NB Politicus

Council Committee To Hear Move To Weaken Anti-Blight Ordinance, Proposal To Increase Senior Tax Relief

Posted in blight, city government by nbpoliticus on July 2, 2014
CITY HALL WATCH

CITY HALL WATCH

By John McNamara

Housing and taxes are usually topics as hot as this week’s weather and both are on the agenda of the Common Council’s Committee on Administration, Finance and  Law at 7 p.m. today at a City Hall public hearing and meeting.

Four Republican aldermen have proposed changes to the city’s anti-blight ordinance that would reduce fines and penalties that can be imposed on absentee landlords for neglecting or walking away from multi-unit housing.  Revisions would also amend some definitions of what constitutes “blighting conditions” but leaves most of them intact.

At issue is how tough the city will be on absentee owners responsible for blight.  The current ordinance states that blighted properties will be subject a fine of $250 per blighted condition per day after a 30-day grace period. The fine will double if not paid within 10 days of issuance. The proposal advanced by Ald. Willie Pabon, Don Naples, Jamie Giantonio and Lou Salvio would lower the penalties:

When the owner of the property has been found in violation of this article, a blight enforcement official shall issue a ticket for such violation, which ticket shall provide for a fine of ninety dollars ($90.00) per violation payable to the City of New Britain. If any such fine is not paid within fifteen (15) days, a penalty in an amount equal to three (3) times the fine shall immediately become due and payable in addition to the original fine.

No matter how you do the math the $90 fine even when it triples weakens anti-blight enforcement and takes  an important economic tool away from the city to crack down on blight.. Fair housing advocates sends the wrong signal to the bad actors in the city’s rental housing market and  worry that  the Stewart Administration is pushing the change as a sop to out of town landlords for their financial and campaign support in the 2013 election.

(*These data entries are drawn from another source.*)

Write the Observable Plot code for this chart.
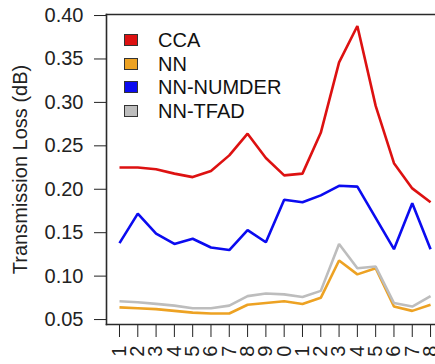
<!DOCTYPE html>
<html>
<head>
<meta charset="utf-8">
<script src="https://cdn.jsdelivr.net/npm/d3@7"></script>
<script src="https://cdn.jsdelivr.net/npm/@observablehq/plot@0.6"></script>
<style>
  html, body { margin: 0; padding: 0; background: #fff; overflow: hidden; }
  #chart { position: relative; width: 435px; height: 364px; overflow: hidden;
           font-family: "Liberation Sans", Arial, Helvetica, sans-serif; }
  #chart svg { display: block; }
  .legend { position: absolute; left: 124px; top: 28px; font-size: 20px; color: #111; line-height: 1; }
  .legend .row { height: 23.7px; display: flex; align-items: center; }
  .legend .sw { width: 14px; height: 12px; border: 1px solid #333; box-sizing: border-box; margin-right: 20px; }
</style>
</head>
<body>
<div id="chart"></div>
<script>
// Test case numbers along the x axis, labelled by their last digit
const sampleIds = [1, 2, 3, 4, 5, 6, 7, 8, 9, 10, 11, 12, 13, 14, 15, 16, 17, 18];
const xLabels = ["1", "2", "3", "4", "5", "6", "7", "8", "9", "0", "1", "2", "3", "4", "5", "6", "7", "8"];
const yTicks = [0.05, 0.10, 0.15, 0.20, 0.25, 0.30, 0.35, 0.40];
const yTitle = "Transmission Loss (dB)";

// Series names and colours, in legend order
const seriesNames = ["CCA", "NN", "NN-NUMDER", "NN-TFAD"];
const seriesColors = ["#dd1111", "#eda223", "#0b0bf0", "#bdbdbd"];

// Transmission loss (dB) per test case
const cca      = [0.225, 0.225, 0.223, 0.218, 0.214, 0.221, 0.239, 0.264, 0.236, 0.216, 0.218, 0.265, 0.346, 0.388, 0.296, 0.230, 0.201, 0.185];
const nn       = [0.064, 0.063, 0.062, 0.060, 0.058, 0.057, 0.057, 0.067, 0.069, 0.071, 0.068, 0.075, 0.118, 0.102, 0.109, 0.065, 0.060, 0.067];
const nnNumder = [0.138, 0.172, 0.149, 0.137, 0.143, 0.133, 0.130, 0.153, 0.139, 0.188, 0.185, 0.193, 0.204, 0.203, 0.167, 0.131, 0.184, 0.131];
const nnTfad   = [0.071, 0.070, 0.068, 0.066, 0.063, 0.063, 0.066, 0.077, 0.080, 0.079, 0.076, 0.083, 0.137, 0.109, 0.111, 0.069, 0.065, 0.077];

const seriesValues = [cca, nn, nnNumder, nnTfad];
const rows = seriesNames.flatMap((name, s) =>
  sampleIds.map((id, i) => ({series: name, id, value: seriesValues[s][i]})));

const frameStyle = {stroke: "#2a2a2a", strokeWidth: 1.6};

const chart = Plot.plot({
  width: 435,
  height: 364,
  marginLeft: 106,
  marginRight: 0,
  marginTop: 14,
  marginBottom: 40,
  style: {fontFamily: '"Liberation Sans", Arial, Helvetica, sans-serif', fontSize: "20px", color: "#222", background: "#fff"},
  x: {domain: [0.29, 18.27]},
  y: {domain: [0.0443, 0.4012]},
  color: {domain: seriesNames, range: seriesColors},
  marks: [
    Plot.axisY({ticks: yTicks, tickFormat: d3.format(".2f"), tickSize: 12, tickPadding: 11, label: null}),
    Plot.axisX({ticks: sampleIds, tickFormat: d => xLabels[d - 1], tickSize: 13, tickPadding: 8,
                tickRotate: -90, label: null}),
    // y axis title, rotated and centred on the plot's height
    Plot.text([yTitle], {frameAnchor: "left", text: d => d, rotate: -90, dx: -85.5,
                         textAnchor: "middle", fill: "#222"}),
    Plot.line(rows, {x: "id", y: "value", z: "series", stroke: "series", strokeWidth: 2.6,
                     strokeLinejoin: "miter", strokeLinecap: "butt"}),
    Plot.frame({anchor: "top", ...frameStyle}),
    Plot.frame({anchor: "left", ...frameStyle}),
    Plot.frame({anchor: "bottom", ...frameStyle})
  ]
});

const host = document.getElementById("chart");
host.appendChild(chart);

// Legend drawn inside the plot area, top left
const legend = document.createElement("div");
legend.className = "legend";
seriesNames.forEach((name, i) => {
  const row = document.createElement("div");
  row.className = "row";
  const sw = document.createElement("span");
  sw.className = "sw";
  sw.style.background = seriesColors[i];
  const label = document.createElement("span");
  label.textContent = name;
  row.appendChild(sw);
  row.appendChild(label);
  legend.appendChild(row);
});
host.appendChild(legend);
</script>
</body>
</html>
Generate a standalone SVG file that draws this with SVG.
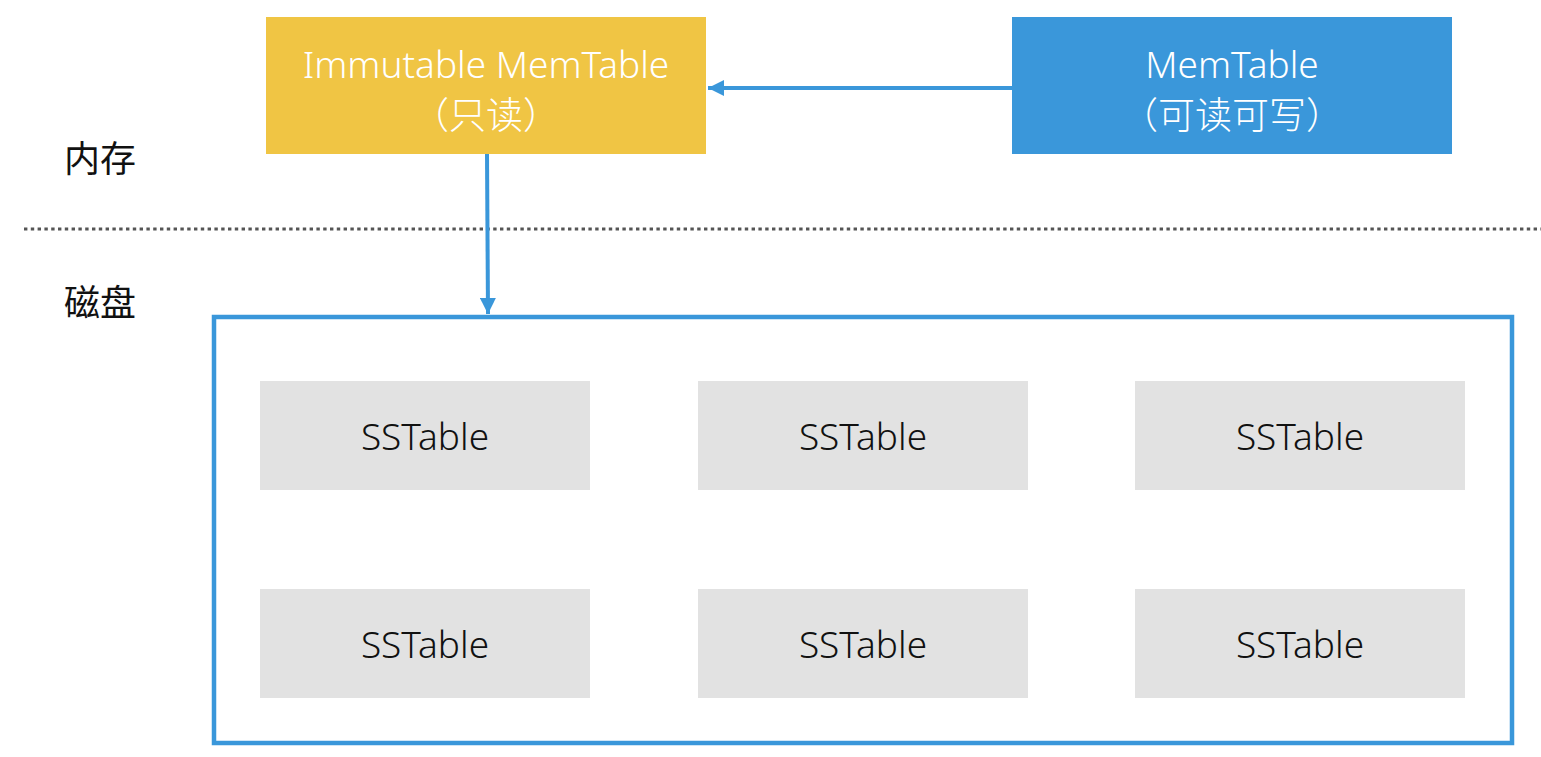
<svg xmlns="http://www.w3.org/2000/svg" width="1541" height="757" viewBox="0 0 1541 757">
<style>
.t{font-family:"Noto Sans","Noto Sans CJK SC",sans-serif;font-size:37px;font-weight:300;text-anchor:middle}
.w{fill:#ffffff}
.k{fill:#111111}
.ss{fill:#e2e2e2}
.lab{font-family:"Noto Sans CJK SC",sans-serif;font-size:36px;fill:#111111}
.c{stroke:#3a97da;stroke-width:4;fill:none}
</style>
<defs>
<marker id="ah" viewBox="0 0 10 10" refX="10" refY="5" markerWidth="4" markerHeight="4" markerUnits="strokeWidth" orient="auto">
<path d="M0,0 L10,5 L0,10 z" fill="#3a97da"/>
</marker>
</defs>
<rect width="1541" height="757" fill="#ffffff"/>
<line x1="24" y1="229" x2="1541" y2="229" stroke="#555555" stroke-width="3" stroke-dasharray="3.4 3.4"/>
<g id="label-mem"><text class="lab" x="64" y="172">内存</text></g>
<g id="label-disk"><text class="lab" x="64" y="316">磁盘</text></g>
<g id="immutable">
<rect x="266" y="17" width="440" height="137" fill="#f0c544"/>
<text class="t w" x="486" y="78">Immutable MemTable</text>
<text class="t w" x="486" y="129">（只读）</text>
</g>
<g id="memtable">
<rect x="1012" y="17" width="440" height="137" fill="#3a97da"/>
<text class="t w" x="1232" y="78">MemTable</text>
<text class="t w" x="1232" y="129">（可读可写）</text>
</g>
<g id="disk">
<rect x="214" y="317" width="1298" height="426" fill="none" stroke="#3a97da" stroke-width="4.5"/>
</g>
<g id="ss1"><rect class="ss" x="260" y="381" width="330" height="109"/><text class="t k" x="425" y="450">SSTable</text></g>
<g id="ss2"><rect class="ss" x="698" y="381" width="330" height="109"/><text class="t k" x="863" y="450">SSTable</text></g>
<g id="ss3"><rect class="ss" x="1135" y="381" width="330" height="109"/><text class="t k" x="1300" y="450">SSTable</text></g>
<g id="ss4"><rect class="ss" x="260" y="589" width="330" height="109"/><text class="t k" x="425" y="658">SSTable</text></g>
<g id="ss5"><rect class="ss" x="698" y="589" width="330" height="109"/><text class="t k" x="863" y="658">SSTable</text></g>
<g id="ss6"><rect class="ss" x="1135" y="589" width="330" height="109"/><text class="t k" x="1300" y="658">SSTable</text></g>
<g id="connectors">
<line class="c" x1="1012" y1="88" x2="708" y2="88" marker-end="url(#ah)"/>
<line class="c" x1="487" y1="154" x2="488" y2="314" marker-end="url(#ah)"/>
</g>
</svg>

Expanding Senior Property Tax Credits

On property taxes, Common Council President Michael Trueworthy is asking the Council Committee chaired by Ald. David DeFronzo to consider expanding senior property tax credits beyond the levels now allowed by the state-mandated program.  The Council extended income levels for senior and disabled residents several years ago without increasing costs in the overall municipal budget.  That legislation, however, was vetoed by the former Stewart administration.

The senior tax relief measure may take on more significance with the adoption of the municipal budget that raised the property tax rate by 11% this year, cut services and raised fees to deal with a structural budget deficit.

 

 

 

 

 

 

Who’s Selling The City’s Water Supply Now? This Time It’s For Real

Posted in selling municipal assets, water resources by nbpoliticus on July 1, 2014

One of the more effective hits on former Mayor  O’Brien’s  2013 campaign was unfounded assertions that he was cutting a deal with the Metropolitan District Commission (MDC) to sell the city’s water department — the city’s most coveted natural resource.

None other than ex-Congresswoman turned lobbyist Nancy Johnson was trotted out by the Republican campaign to falsely and deliberately spread the rumor that Mayor O’Brien was getting rid of water assets to the tune of $80 million: a big lie that had its origins in former Mayor Tim Stewart’s talks with the Metropolitan District Commission (MDC) about the city’s regional water assets.

Now comes a plan from the second Stewart administration to sell off a piece of the city’s water resources in Southington in exchange for a cool $ 1.2 million from that town’s government.  Southington now pays New Britain a $106,000 annual lease for the water rights.

Mayor Stewart, quoted in her weekly newsletter, assures us that our neighboring town wants the Patton Brook Well for its water plan and that continuing the lease is not an option for either town.

According to the Mayor’s office,  Southington offered to buy the Patton Brook parcel for $200,000. Miraculously, Erin Stewart claims she negotiated a sale for $1 million more, adding one-time revenue to the city.  The Stewart administration insists that the city is not selling any more water reserves at this time.


Reservoir near New Britain and Southington line (www.lenard-eng.com) 

But the devil may be in the details here. And it will be up to a public hearing and the Common Council to get these details and more answers that weren’t provided in the Mayor’s braggadocio about her negotiating skills.

Will that $1.2 million sale price obligate New Britain to do infrastructure work on the city’s dime before the sale goes through?  If that is the case the city’s return on a sell off of one of its natural assets may not even be close to  $1 million. And lost forever is the $106,000 annual income from the longstanding lease with Southington.  


There are also questions as to why the sale income would go into city’s general fund instead of the water enterprise department fund as would be customary in transactions involving the water department.  The Board of Water Commissioners reportedly approved the deal but with only three members present and one of those Stewart-appointed members abstaining.


No one questions that the city — its structural deficits acknowledged by the current and past mayor — could use revenue over what property taxes and state aid provide.  But the selling of public land and natural resources for short term gain is a risky proposition that may cost the city more in the long run.

The public needs to  know a lot more about this sales contract before it is approved by the Council and signed by the administration.